**EXERCISE DIRECTIONS**
Exactly the lines from the one containing "What TikZ code" through the one containing "(0,0) rectangle (12.38,-15.52);" are to be returned, please, without any pictures.

(Records excerpted from a collection)
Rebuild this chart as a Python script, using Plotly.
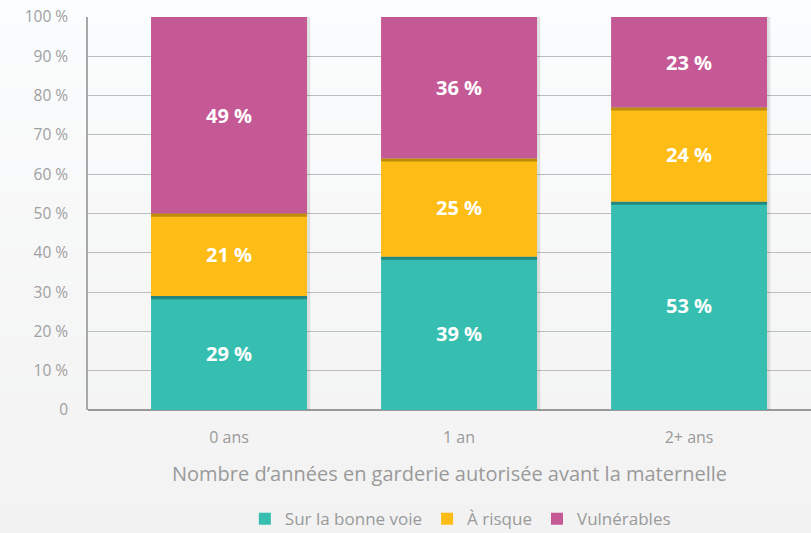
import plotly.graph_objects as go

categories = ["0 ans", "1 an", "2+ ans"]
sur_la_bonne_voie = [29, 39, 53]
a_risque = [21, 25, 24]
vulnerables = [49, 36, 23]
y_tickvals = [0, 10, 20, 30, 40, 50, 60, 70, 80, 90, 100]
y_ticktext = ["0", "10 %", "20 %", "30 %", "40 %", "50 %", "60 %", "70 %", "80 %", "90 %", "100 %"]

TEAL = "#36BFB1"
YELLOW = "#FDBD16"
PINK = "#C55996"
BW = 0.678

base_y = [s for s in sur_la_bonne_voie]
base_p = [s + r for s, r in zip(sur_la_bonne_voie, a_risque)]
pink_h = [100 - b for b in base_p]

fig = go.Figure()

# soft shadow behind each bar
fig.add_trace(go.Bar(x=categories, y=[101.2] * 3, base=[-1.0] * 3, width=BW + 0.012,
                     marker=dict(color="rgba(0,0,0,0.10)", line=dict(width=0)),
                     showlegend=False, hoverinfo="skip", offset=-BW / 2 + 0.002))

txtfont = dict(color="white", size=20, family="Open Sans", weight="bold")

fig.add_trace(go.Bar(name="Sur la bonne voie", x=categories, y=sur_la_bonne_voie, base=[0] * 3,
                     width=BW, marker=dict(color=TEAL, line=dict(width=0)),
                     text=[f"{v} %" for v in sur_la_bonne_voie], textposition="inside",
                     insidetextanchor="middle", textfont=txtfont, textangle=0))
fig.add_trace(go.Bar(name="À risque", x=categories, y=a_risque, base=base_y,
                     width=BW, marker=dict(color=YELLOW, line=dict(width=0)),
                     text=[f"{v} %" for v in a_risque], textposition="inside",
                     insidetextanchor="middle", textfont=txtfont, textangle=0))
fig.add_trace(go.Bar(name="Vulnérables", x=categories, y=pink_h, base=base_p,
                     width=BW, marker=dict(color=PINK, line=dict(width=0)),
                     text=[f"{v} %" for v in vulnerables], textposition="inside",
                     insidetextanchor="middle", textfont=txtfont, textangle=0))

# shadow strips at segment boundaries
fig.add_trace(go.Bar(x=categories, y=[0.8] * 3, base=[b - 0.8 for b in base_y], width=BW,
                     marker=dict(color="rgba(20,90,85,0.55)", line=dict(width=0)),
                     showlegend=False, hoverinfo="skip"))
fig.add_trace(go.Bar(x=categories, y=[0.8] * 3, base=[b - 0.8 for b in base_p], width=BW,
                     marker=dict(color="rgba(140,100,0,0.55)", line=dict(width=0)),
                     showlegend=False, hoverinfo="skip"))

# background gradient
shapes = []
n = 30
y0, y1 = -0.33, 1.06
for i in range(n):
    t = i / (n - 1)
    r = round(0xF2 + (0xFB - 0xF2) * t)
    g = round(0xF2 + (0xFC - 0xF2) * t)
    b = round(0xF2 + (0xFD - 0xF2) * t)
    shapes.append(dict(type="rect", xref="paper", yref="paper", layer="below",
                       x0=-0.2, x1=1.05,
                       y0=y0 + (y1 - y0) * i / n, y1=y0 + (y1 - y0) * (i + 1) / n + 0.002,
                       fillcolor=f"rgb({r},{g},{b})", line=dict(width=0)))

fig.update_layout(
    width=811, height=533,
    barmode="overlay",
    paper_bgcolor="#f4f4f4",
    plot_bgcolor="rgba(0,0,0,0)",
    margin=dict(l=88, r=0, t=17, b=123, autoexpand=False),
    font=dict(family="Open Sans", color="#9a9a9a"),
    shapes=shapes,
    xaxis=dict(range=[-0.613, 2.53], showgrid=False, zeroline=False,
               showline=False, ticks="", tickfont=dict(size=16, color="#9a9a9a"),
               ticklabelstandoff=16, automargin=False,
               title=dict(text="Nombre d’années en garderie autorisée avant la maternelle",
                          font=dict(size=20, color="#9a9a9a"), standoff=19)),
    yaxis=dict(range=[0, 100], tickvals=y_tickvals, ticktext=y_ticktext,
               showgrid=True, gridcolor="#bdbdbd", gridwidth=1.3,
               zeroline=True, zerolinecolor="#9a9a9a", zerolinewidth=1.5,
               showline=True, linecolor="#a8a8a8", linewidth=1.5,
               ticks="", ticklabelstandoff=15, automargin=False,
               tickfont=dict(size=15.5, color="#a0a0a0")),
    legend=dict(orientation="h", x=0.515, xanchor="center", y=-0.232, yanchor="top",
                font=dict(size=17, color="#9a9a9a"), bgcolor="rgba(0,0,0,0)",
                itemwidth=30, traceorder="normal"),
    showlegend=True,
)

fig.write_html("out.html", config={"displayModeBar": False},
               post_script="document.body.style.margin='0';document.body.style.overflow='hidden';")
==
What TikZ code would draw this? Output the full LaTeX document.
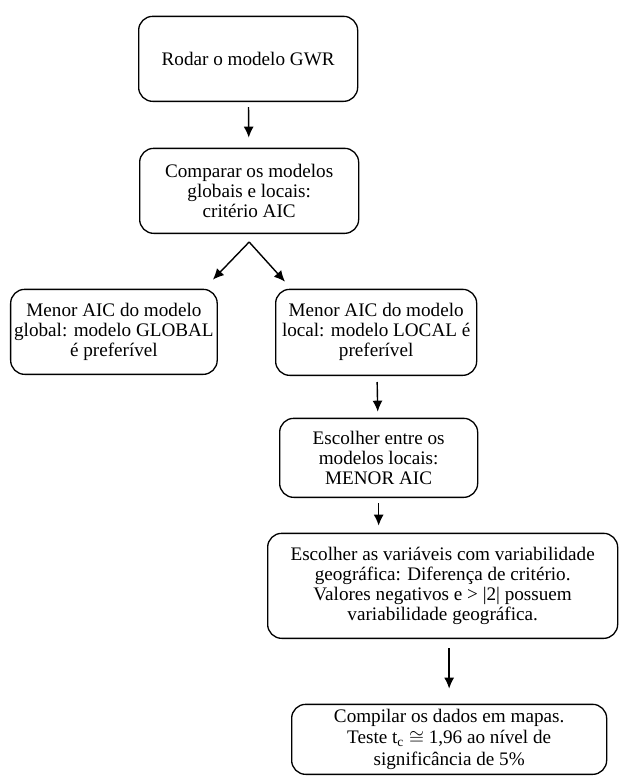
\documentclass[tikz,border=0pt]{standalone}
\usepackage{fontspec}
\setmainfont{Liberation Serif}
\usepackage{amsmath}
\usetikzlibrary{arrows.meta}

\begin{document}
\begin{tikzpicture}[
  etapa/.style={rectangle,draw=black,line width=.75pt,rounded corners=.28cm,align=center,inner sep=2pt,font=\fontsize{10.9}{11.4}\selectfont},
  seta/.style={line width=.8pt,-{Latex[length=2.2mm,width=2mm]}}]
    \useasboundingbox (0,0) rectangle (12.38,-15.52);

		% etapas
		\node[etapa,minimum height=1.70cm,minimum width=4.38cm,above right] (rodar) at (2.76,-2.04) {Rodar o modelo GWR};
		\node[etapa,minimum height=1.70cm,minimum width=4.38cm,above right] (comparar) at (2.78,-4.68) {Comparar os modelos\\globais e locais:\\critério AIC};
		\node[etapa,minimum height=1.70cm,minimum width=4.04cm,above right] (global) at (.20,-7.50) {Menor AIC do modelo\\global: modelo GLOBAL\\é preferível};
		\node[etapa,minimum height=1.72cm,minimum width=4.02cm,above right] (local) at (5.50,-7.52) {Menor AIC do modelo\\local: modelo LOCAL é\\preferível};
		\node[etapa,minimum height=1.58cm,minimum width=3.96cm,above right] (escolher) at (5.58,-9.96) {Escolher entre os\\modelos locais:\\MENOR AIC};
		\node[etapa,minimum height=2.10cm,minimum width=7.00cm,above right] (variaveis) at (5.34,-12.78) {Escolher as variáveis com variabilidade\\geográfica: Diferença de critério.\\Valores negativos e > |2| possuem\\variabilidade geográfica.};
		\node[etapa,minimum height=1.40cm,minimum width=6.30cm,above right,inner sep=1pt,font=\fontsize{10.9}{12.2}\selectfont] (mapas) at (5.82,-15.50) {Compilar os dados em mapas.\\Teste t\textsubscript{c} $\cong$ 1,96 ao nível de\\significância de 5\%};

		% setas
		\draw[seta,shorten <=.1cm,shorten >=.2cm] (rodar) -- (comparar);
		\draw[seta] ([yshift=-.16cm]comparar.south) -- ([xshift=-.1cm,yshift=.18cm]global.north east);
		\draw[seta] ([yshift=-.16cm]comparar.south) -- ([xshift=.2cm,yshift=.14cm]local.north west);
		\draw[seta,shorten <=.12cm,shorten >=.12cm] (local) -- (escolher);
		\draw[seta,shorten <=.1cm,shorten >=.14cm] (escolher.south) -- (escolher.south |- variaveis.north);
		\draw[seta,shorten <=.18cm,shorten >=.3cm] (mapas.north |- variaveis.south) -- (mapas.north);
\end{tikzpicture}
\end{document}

**RESPONSE FOR THIS EXERCISE**
What TikZ code would draw this? Output the full LaTeX document.
\documentclass[tikz,border=0pt]{standalone}
\usepackage{fontspec}
\setmainfont{Liberation Serif}
\usepackage{amsmath}
\usetikzlibrary{arrows.meta}

\begin{document}
\begin{tikzpicture}[
  etapa/.style={rectangle,draw=black,line width=.75pt,rounded corners=.28cm,align=center,inner sep=2pt,font=\fontsize{10.9}{11.4}\selectfont},
  seta/.style={line width=.8pt,-{Latex[length=2.2mm,width=2mm]}}]
    \useasboundingbox (0,0) rectangle (12.38,-15.52);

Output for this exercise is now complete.